"Selamat Datang Di Fahriikurniiawan.blogspot.com,,,Mari Berbagi Inspirasi dan Pengalaman"

Senin, 10 Juni 2013

KEPERCAYAAN EKONOMI DALAM GREBEG KRATON YOGYAKARTA

A.  Latar Belakang
Garebeg atau gerbeg berasal dari bahasa Jawa yang bermakna “suara angin menderu”. Sedangkan kata hanggarebeg memiliki makna “mengiring raja, pembesar, atau pengantin” (Soelarto, 1980: 27). Sedangkan kata Garebeg di Kraton Yogyakarta mempunyai makna khusus yaitu upacara kerajaan yang diselenggarakan untuk keselamatan Negara (wilujengannegari), yaitu berupa keluarnya gunungan dari kraton untuk diperebutkan oleh para pengunjung sebagai kucahdalem (sedekah raja) untuk rakyatnya.
Upacara Grebeg di Yogyakarta dipercaya telah dilaksanakan sejak zaman pemerintahan Sultan Hamengku Buwono I (1755-1792). Upacara Garebeg yang dilaksanakan oleh Kraton Yogyakarta terdiri dari tiga macam yaitu, Garebeg Mulud untuk memperingati hari kelahiran Nabi Muhammad SAW, Garebeg Syawal untuk merayakan hari raya Idul Fitri, dan Garebeg Besar untuk merayakan hari raya Idul Adha.
Pelaksanaan Upacara Grebeg dianggap sebagai wujud atau simbol kemurahan dan perlindungan raja terhadap kawulanya. Simbol itu diwujudkan dengan perarakan gunungan yang dikawal kesatuan-kesatuan prajurit kertaon yang disebut bregada. Gunungan yang diarak dari Pagelaran Keraton ini merupakan simbolisasi dari kemurahan hati raja kepada kawulanya atau dalam bahasa Jawa disebut juga sebagai simbol kekucah dalem. Dalam hal ini raja digambarkan sebagai sosok yang mengayomi, mengayemi, dan mengenyangkan kawulanya.

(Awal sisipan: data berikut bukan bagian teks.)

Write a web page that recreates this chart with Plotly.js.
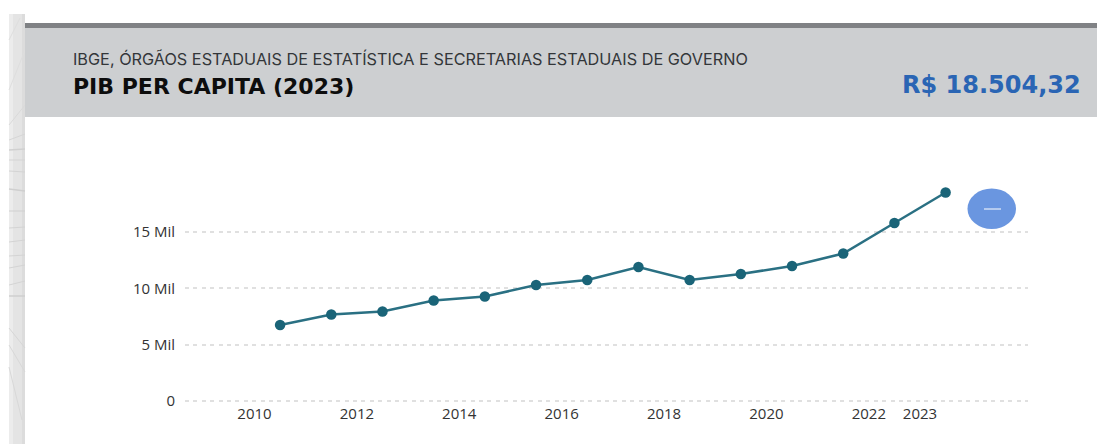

Pada acara Grebeg kali ini gunungan dan ubarampenya diperebutkan di tiga tempat, yakni halaman Kantor Gubernur DIY (kepatihan), halaman Pura Paku Alaman, dan halaman Masjid Agung Kauman. Selain dianggap sebagai simbol keberkahan, Garebeg yang diselenggarakan sejak dulu hingga sekarang ini juga tidak dapat dilepaskan dengan masalah ekonomi dan bisnis pariwisata pemerintah Yogyakarta. Prosesi grebeg dapat dijadikan salah satu bisnis pariwisata karena dengan Upacara Garebeg tersebut diharapkan akan dapat mendatangkan banyak wisatawan, salah satunya  yang berkunjung ke acara Sekaten. Dengan demikian, pemerintah kota akan memperoleh pemasukan (in come) dari acara tersebut.

B.  Gerebeg
Garebeg atau gerbeg berasal dari bahasa Jawa yang bermakna “suara angin menderu”. Sedangkan kata hanggarebeg memiliki makna “mengiring raja, pembesar, atau pengantin” (Soelarto, 1980: 27). Kata Garebeg di Kraton Yogyakarta mempunyai makna khusus yaitu upacara kerajaan yang diselenggarakan untuk keselamatan Negara (wilujengannegari), yaitu berupa keluarnya gunungan dari kraton untuk diperebutkan oleh para pengunjung sebagai kucahdalem (sedekah raja) untuk rakyatnya.

C.  Macam-macam garebeg
1.    Garebeg pasa
Upacara Garebeg pasa diselenggarakan pada setiap tanggal 1 Sawal/Syawwal, dan puncak acaranya setelah pelaksanaan pelaksanaa Shalat Idhul Fitri. Garebeg pasa dimaksudkan untuk memperingati Lailah al-Qadr (malam kemuliaan), yaitu malam diturunkannya Kitab Suci Al-Qur’an yang pertama kali. Pada Garebeg ini, keraton mengeluarkna satu gunungan saja, yaitu GununganKakung.
2.    Garebeg besar
Garebeg besar yang dirayakan pada setiap tanggal 10 Besar/ Zu al-Hijjah, bertujuan untuk merayakan Idul Adha. Pada Garebeg ini, keraton mengeluarkan lima jenis gunungan, yaitu Gunungan Kakung, Gunungan Putri, Gunungan Dharat, Gunungan Pawuhan, dan Gunjungan Gepak.
3.    Garebeg mulud
Garebeg mulud dimaksudkan untuk memperingati hari maulid (kelahiran) Nabi Muhammad SAW pada tanggal 12 Mulud/ Rabi’ulAwwal. Biasanya mereka menghidangkan nasi tumpeng, dan tujuannya adalah untuk memetik hikmah (pelajaran) yang terdapat pada diri nabi Muhammad SAW., di antaranya adalah sifat-sifat yang baik (al-akhlak al-karimah)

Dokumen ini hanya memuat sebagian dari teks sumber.